- DESCRIPTION OF THE TASK
Reproduce the data below in full and exclude every picture.

+++

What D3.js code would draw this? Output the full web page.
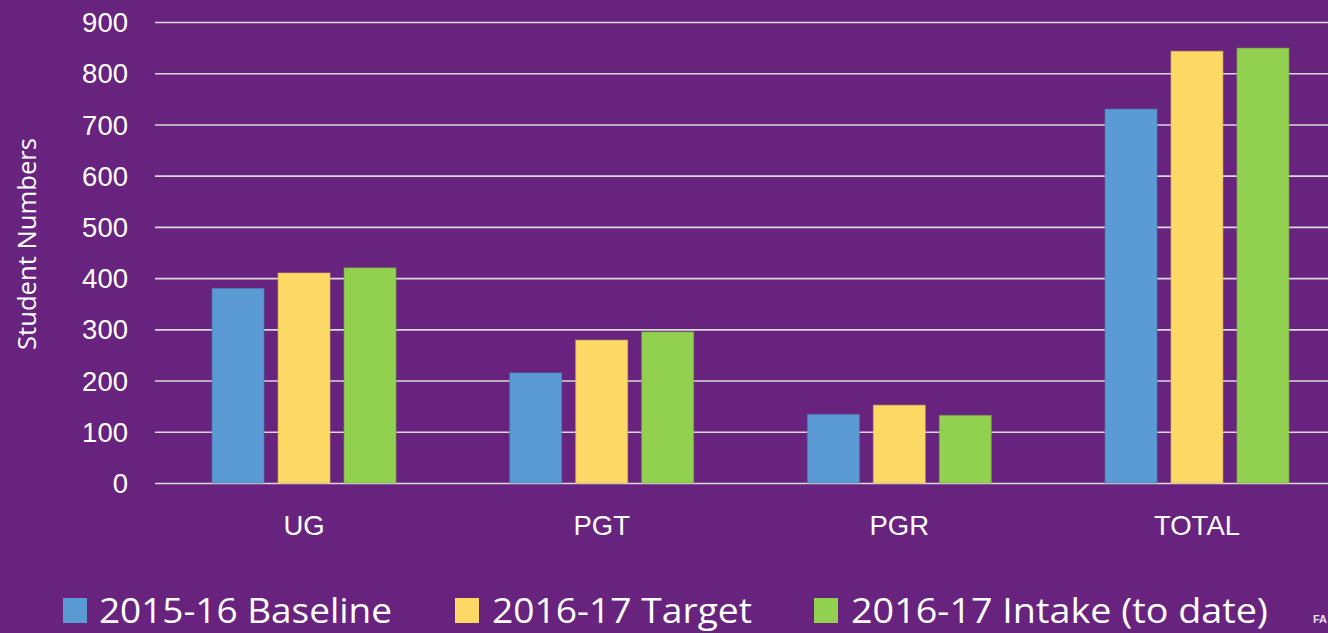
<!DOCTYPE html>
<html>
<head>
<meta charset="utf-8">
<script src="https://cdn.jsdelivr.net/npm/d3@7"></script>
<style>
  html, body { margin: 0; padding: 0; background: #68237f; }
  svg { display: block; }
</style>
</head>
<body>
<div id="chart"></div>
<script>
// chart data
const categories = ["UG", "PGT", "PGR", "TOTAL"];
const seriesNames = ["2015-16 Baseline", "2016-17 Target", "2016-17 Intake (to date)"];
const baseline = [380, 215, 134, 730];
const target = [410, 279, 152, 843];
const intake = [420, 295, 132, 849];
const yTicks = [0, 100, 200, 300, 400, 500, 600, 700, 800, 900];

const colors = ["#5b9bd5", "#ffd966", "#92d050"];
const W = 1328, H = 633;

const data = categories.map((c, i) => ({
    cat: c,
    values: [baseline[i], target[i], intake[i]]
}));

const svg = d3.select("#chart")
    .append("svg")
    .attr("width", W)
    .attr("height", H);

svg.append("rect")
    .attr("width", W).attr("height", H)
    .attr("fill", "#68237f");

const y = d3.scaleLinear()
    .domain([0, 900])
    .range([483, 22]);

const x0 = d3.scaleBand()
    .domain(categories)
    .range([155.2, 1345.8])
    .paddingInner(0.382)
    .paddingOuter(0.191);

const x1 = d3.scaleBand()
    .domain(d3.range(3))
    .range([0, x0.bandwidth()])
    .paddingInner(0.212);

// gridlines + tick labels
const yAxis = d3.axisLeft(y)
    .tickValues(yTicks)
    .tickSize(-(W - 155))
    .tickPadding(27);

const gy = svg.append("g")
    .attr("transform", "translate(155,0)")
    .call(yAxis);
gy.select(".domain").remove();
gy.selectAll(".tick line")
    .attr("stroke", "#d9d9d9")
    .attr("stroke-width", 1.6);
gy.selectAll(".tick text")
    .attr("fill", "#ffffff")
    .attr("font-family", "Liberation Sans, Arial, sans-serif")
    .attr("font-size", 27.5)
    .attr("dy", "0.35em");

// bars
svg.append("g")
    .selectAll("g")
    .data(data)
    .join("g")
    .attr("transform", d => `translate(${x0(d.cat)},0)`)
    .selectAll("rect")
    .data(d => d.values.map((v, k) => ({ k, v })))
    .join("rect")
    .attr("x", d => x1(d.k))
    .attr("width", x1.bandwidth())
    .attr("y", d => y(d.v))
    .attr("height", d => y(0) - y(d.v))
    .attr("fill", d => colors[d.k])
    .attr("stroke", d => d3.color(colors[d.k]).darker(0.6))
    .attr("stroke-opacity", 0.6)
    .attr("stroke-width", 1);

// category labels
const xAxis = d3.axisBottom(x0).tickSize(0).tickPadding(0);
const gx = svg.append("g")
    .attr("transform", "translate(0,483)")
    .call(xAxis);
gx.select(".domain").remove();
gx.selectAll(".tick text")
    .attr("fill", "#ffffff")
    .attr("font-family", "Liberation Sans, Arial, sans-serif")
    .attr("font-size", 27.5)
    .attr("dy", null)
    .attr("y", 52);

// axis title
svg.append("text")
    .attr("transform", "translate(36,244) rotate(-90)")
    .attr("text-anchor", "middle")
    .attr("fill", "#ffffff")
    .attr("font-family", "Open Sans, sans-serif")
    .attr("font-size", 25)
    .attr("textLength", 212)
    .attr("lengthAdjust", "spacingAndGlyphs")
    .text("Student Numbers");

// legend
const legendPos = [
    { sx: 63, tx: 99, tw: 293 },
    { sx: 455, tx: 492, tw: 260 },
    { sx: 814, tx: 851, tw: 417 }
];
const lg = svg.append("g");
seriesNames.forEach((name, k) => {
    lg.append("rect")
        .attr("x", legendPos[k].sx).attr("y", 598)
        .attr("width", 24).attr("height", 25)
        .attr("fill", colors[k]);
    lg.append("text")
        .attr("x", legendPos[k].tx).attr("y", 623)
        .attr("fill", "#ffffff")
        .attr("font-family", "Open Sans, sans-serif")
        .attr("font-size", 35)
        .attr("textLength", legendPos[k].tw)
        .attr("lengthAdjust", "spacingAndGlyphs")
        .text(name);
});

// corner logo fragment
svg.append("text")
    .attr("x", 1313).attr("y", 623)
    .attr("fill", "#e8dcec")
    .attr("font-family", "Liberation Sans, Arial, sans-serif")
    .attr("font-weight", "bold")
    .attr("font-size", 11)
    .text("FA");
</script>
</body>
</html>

+++

- SOLVED PROBLEM
What D3.js code would draw this? Output the full web page.
<!DOCTYPE html>
<html>
<head>
<meta charset="utf-8">
<script src="https://cdn.jsdelivr.net/npm/d3@7"></script>
<style>
  html, body { margin: 0; padding: 0; background: #68237f; }
  svg { display: block; }
</style>
</head>
<body>
<div id="chart"></div>
<script>
// chart data
const categories = ["UG", "PGT", "PGR", "TOTAL"];
const seriesNames = ["2015-16 Baseline", "2016-17 Target", "2016-17 Intake (to date)"];
const baseline = [380, 215, 134, 730];
const target = [410, 279, 152, 843];
const intake = [420, 295, 132, 849];
const yTicks = [0, 100, 200, 300, 400, 500, 600, 700, 800, 900];

const colors = ["#5b9bd5", "#ffd966", "#92d050"];
const W = 1328, H = 633;

const data = categories.map((c, i) => ({
    cat: c,
    values: [baseline[i], target[i], intake[i]]
}));

const svg = d3.select("#chart")
    .append("svg")
    .attr("width", W)
    .attr("height", H);

svg.append("rect")
    .attr("width", W).attr("height", H)
    .attr("fill", "#68237f");

const y = d3.scaleLinear()
    .domain([0, 900])
    .range([483, 22]);

const x0 = d3.scaleBand()
    .domain(categories)
    .range([155.2, 1345.8])
    .paddingInner(0.382)
    .paddingOuter(0.191);

const x1 = d3.scaleBand()
    .domain(d3.range(3))
    .range([0, x0.bandwidth()])
    .paddingInner(0.212);

// gridlines + tick labels
const yAxis = d3.axisLeft(y)
    .tickValues(yTicks)
    .tickSize(-(W - 155))
    .tickPadding(27);

const gy = svg.append("g")
    .attr("transform", "translate(155,0)")
    .call(yAxis);
gy.select(".domain").remove();
gy.selectAll(".tick line")
    .attr("stroke", "#d9d9d9")
    .attr("stroke-width", 1.6);
gy.selectAll(".tick text")
    .attr("fill", "#ffffff")
    .attr("font-family", "Liberation Sans, Arial, sans-serif")
    .attr("font-size", 27.5)
    .attr("dy", "0.35em");

// bars
svg.append("g")
    .selectAll("g")
    .data(data)
    .join("g")
    .attr("transform", d => `translate(${x0(d.cat)},0)`)
    .selectAll("rect")
    .data(d => d.values.map((v, k) => ({ k, v })))
    .join("rect")
    .attr("x", d => x1(d.k))
    .attr("width", x1.bandwidth())
    .attr("y", d => y(d.v))
    .attr("height", d => y(0) - y(d.v))
    .attr("fill", d => colors[d.k])
    .attr("stroke", d => d3.color(colors[d.k]).darker(0.6))
    .attr("stroke-opacity", 0.6)
    .attr("stroke-width", 1);

// category labels
const xAxis = d3.axisBottom(x0).tickSize(0).tickPadding(0);
const gx = svg.append("g")
    .attr("transform", "translate(0,483)")
    .call(xAxis);
gx.select(".domain").remove();
gx.selectAll(".tick text")
    .attr("fill", "#ffffff")
    .attr("font-family", "Liberation Sans, Arial, sans-serif")
    .attr("font-size", 27.5)
    .attr("dy", null)
    .attr("y", 52);

// axis title
svg.append("text")
    .attr("transform", "translate(36,244) rotate(-90)")
    .attr("text-anchor", "middle")
    .attr("fill", "#ffffff")
    .attr("font-family", "Open Sans, sans-serif")
    .attr("font-size", 25)
    .attr("textLength", 212)
    .attr("lengthAdjust", "spacingAndGlyphs")
    .text("Student Numbers");

// legend
const legendPos = [
    { sx: 63, tx: 99, tw: 293 },
    { sx: 455, tx: 492, tw: 260 },
    { sx: 814, tx: 851, tw: 417 }
];
const lg = svg.append("g");
seriesNames.forEach((name, k) => {
    lg.append("rect")
        .attr("x", legendPos[k].sx).attr("y", 598)
        .attr("width", 24).attr("height", 25)
        .attr("fill", colors[k]);
    lg.append("text")
        .attr("x", legendPos[k].tx).attr("y", 623)
        .attr("fill", "#ffffff")
        .attr("font-family", "Open Sans, sans-serif")
        .attr("font-size", 35)
        .attr("textLength", legendPos[k].tw)
        .attr("lengthAdjust", "spacingAndGlyphs")
        .text(name);
});

// corner logo fragment
svg.append("text")
    .attr("x", 1313).attr("y", 623)
    .attr("fill", "#e8dcec")
    .attr("font-family", "Liberation Sans, Arial, sans-serif")
    .attr("font-weight", "bold")
    .attr("font-size", 11)
    .text("FA");
</script>
</body>
</html>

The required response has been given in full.